In contrast, teachers at four white schools received salaries ranging from $45 to $55 per month while their principals earned from $70 to $150. With supplemental pay from the Society of Friends of New York, the black teachers still received only $25-$27.50 per month, with Principal Davis earning $30 per month — less than half of what their white counterparts earned.

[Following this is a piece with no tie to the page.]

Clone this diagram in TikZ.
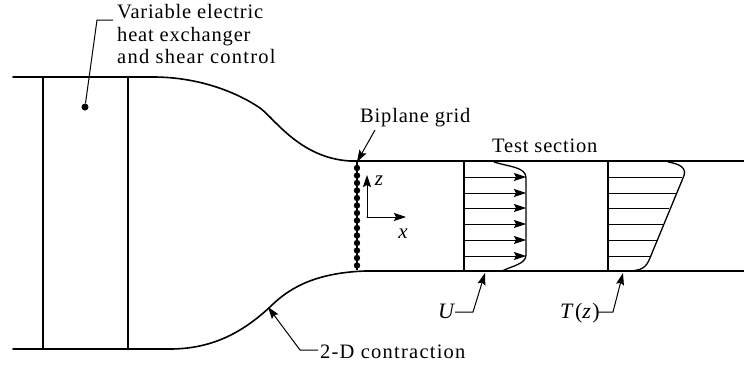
\documentclass[tikz,border=0pt]{standalone}
\usepackage{fontspec}
\setmainfont[LetterSpace=6]{Liberation Serif}
\newfontfamily\tightserif[LetterSpace=4]{Liberation Serif}
\usetikzlibrary{arrows.meta}
\tikzset{
 wall/.style={line width=1.6pt,line cap=round},
 thin wall/.style={line width=1.1pt},
 leader/.style={line width=1pt,-{Stealth[length=12pt,width=8pt,inset=2pt]}},
 plain leader/.style={line width=1pt},
 flow/.style={line width=1pt,-{Stealth[length=12pt,width=8pt,inset=2pt]}},
 rung/.style={line width=1pt},
 lab/.style={inner sep=0pt,font=\fontsize{20.5}{22.5}\selectfont,align=left},
 tightlab/.style={inner sep=0pt,font=\fontsize{20.5}{22.5}\selectfont\tightserif,align=left},
 mathlab/.style={inner sep=0pt,font=\fontsize{22}{24}\selectfont\itshape},
 axislab/.style={inner sep=0pt,font=\fontsize{21}{24}\selectfont\itshape},
 dot/.style={circle,fill=black,inner sep=0pt,minimum size=7pt},
 griddot/.style={circle,fill=black,inner sep=0pt,minimum size=6.4pt},
}
\begin{document}
\begin{tikzpicture}[x=1pt,y=-1pt]
\useasboundingbox (0,0) rectangle (744,364);
% walls
\draw[wall] (13,77) -- (153,77) .. controls (200,77) and (238,93) .. (260,108) .. controls (275,119) and (300,158) .. (350,161) -- (744,161);
\draw[wall] (13,349) -- (170,349) .. controls (215,349) and (245,330) .. (270,307) .. controls (287,290) and (312,273) .. (365,271) -- (744,271);
\draw[thin wall] (43,77) -- (43,349);
\draw[thin wall] (128,77) -- (128,349);
% leader 1
\node[dot] (hx) at (85,107) {};
\node[tightlab,anchor=base west] (hxl) at (117,19) {Variable electric};
\node[tightlab,anchor=base west] (hxm) at (117,41) {heat exchanger};
\node[lab,anchor=base west] (hxn) at (117,63.5) {and shear control};
\coordinate (hxk) at (97,20);
\coordinate (hxe) at (113,20);
\draw[plain leader] (hx) -- (hxk) -- (hxe);
% grid
\coordinate (gt) at (357,162);
\coordinate (gb) at (357,270);
\draw[line width=1.2pt] (gt) -- (gb);
\foreach \i in {0,...,13}{
  \node[griddot] at (357,{168+\i*7.5}) {};
}
\node[tightlab,anchor=base west] (bg) at (360,122) {Biplane grid};
\coordinate (bgs) at (375,130);
\draw[leader] (bgs) -- (gt);
\node[tightlab,anchor=base west] (ts) at (492,152) {Test section};
% axes
\coordinate (o) at (367,217);
\coordinate (zt) at (367,175);
\coordinate (xt) at (406,217);
\draw[flow,line cap=round] (o) -- (zt);
\draw[flow,line cap=round] (o) -- (xt);
\node[axislab,anchor=base] (zl) at (379,185) {z};
\node[axislab,anchor=base] (xl) at (403,238) {x};
% U profile
\draw[thin wall] (464,161) -- (464,271);
\foreach \y in {177,193,208,224,240,256}{
  \coordinate (a) at (464,\y); \coordinate (b) at (526,\y);
  \draw[flow] (a) -- (b);
}
\draw[line width=1.3pt] (494,162) .. controls (510,167) and (526,167) .. (526,178) -- (526,255) .. controls (526,264) and (512,266) .. (502,271);
% T profile
\draw[thin wall] (608,161) -- (608,271);
\foreach \y/\e in {177/682,193/676,208/669,224/663,240/657,256/651}{
  \coordinate (a) at (608,\y); \coordinate (b) at (\e,\y);
  \draw[rung] (a) -- (b);
}
\draw[line width=1.3pt] (668,162) .. controls (680,164) and (688,168) .. (683,178) -- (652,253) .. controls (647,266) and (645,270) .. (630,271);
% labels below
\node[mathlab,anchor=base] (ul) at (446,318) {U};
\coordinate (uf) at (485,273);
\coordinate (uk) at (473,312);
\coordinate (ue) at (455,312);
\draw[leader] (ue) -- (uk) -- (uf);
\node[mathlab,anchor=base west] (tl) at (560,318) {T\textup{(}z\textup{)}};
\coordinate (tf) at (623,273);
\coordinate (tk) at (613,312);
\coordinate (te) at (598,312);
\draw[leader] (te) -- (tk) -- (tf);
\node[lab,anchor=base west] (cl) at (320,358) {2-D contraction};
\coordinate (cf) at (268,307);
\coordinate (ck) at (300,350);
\coordinate (ce) at (318,350);
\draw[leader] (ce) -- (ck) -- (cf);
\end{tikzpicture}
\end{document}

“To add insult to injury,” Chavis writes, the city council “even contracted to pay an allowance of $5 per month to cover a janitor’s salary. It is hard to fathom that sworn officials would place the same value on the education of High Point’s black youth at the same level of someone hired to clean the school. This showed a total disrespect for educated blacks that were trying to help educate a people that had been denied what their hard-earned tax dollars entitled them to receive — an education.”